Marcel Van Hattem is a liberty-minded state representative in the legislative assembly of Rio Grande do Sul, the state in southern Brazil where Porto Alegre is located. He’s planning a run for a seat in the National Congress next year. His Facebook page boasts nearly 300,000 fans and his website brims with articles and videos that offer cogent analysis and viable, market-based solutions to Brazil’s socialist crisis.
He cites Thomas Jefferson and Milton Friedman as if it’s second nature. He’s incredibly well-spoken and I think he’ll win. When I saw him last month, I joked that I should get his autograph now while I can still afford it.
“After millions decided to take to the streets in Brazil, calling for the end of a socialist, corrupt and incompetent government,” Van Hattem told me, “we were finally able to impeach the former president Dilma Rousseff in 2016. Later on, in October 2016, her party, the Workers Party, suffered its all-time greatest defeat in the local elections for mayors and councilmen, falling from third place to tenth among all political parties in Brazil.”
“With the 2018 elections coming up, we have a good opportunity to elect federal and state representatives, senators, governors and, who knows, even a President of the country with ideas more open to a free-market, to democracy and prosperity.”
Van Hattem frequently asserts, “I do not want to live in another country.
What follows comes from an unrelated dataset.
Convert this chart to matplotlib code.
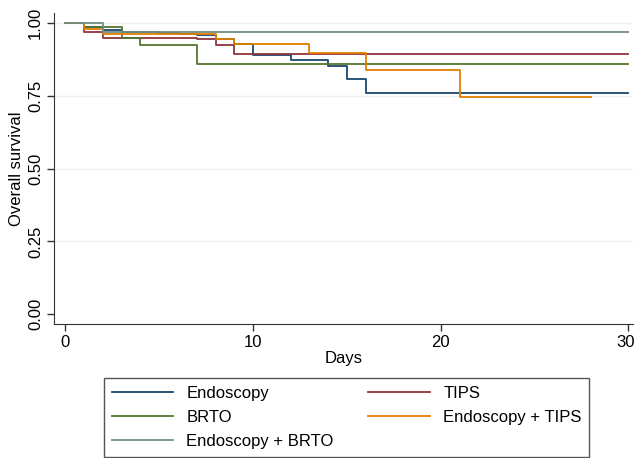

I want to live in another Brazil, and I am sure that voters will make this come true.”
I am no expert on Brazil. I’ve been there only four times since the mid-1980s for a grand total of about three weeks. I’m not sure how much work is being done right now to recruit viable, articulate candidates like Van Hattem who will carry the torch for liberty and free markets in the 2018 elections.
But I do know that if Brazil saves itself by tossing out the socialists and replacing them with the likes of Van Hattem, it may also save South America. What happens in Brazil doesn’t stay in Brazil. The implications of change there are huge for the continent.
Great earthquakes in the political, economic and social lives of people are possible when an extraordinary alignment of ideas, events and personalities occur. Think back to the collapse of the Soviet Union nearly three decades ago. Communism had become a cruel joke as an idea and an obvious failure as a system.
Then Hungary opened its border with Austria and thousands fled, followed a few months later by elections in Poland and then the fall of the Berlin Wall. The prominent names of the day who pushed back against communism included Reagan, Thatcher and John Paul II, as well as leading dissidents from Havel to Walesa and millions of other courageous individuals. Powerful ideas, events and personalities aligned and then “POOF!” It was all gone.
Can a similar alignment birth a great transformation in Brazil? The coming months will reveal the answer. I am more than a little hopeful for our Brazilian friends.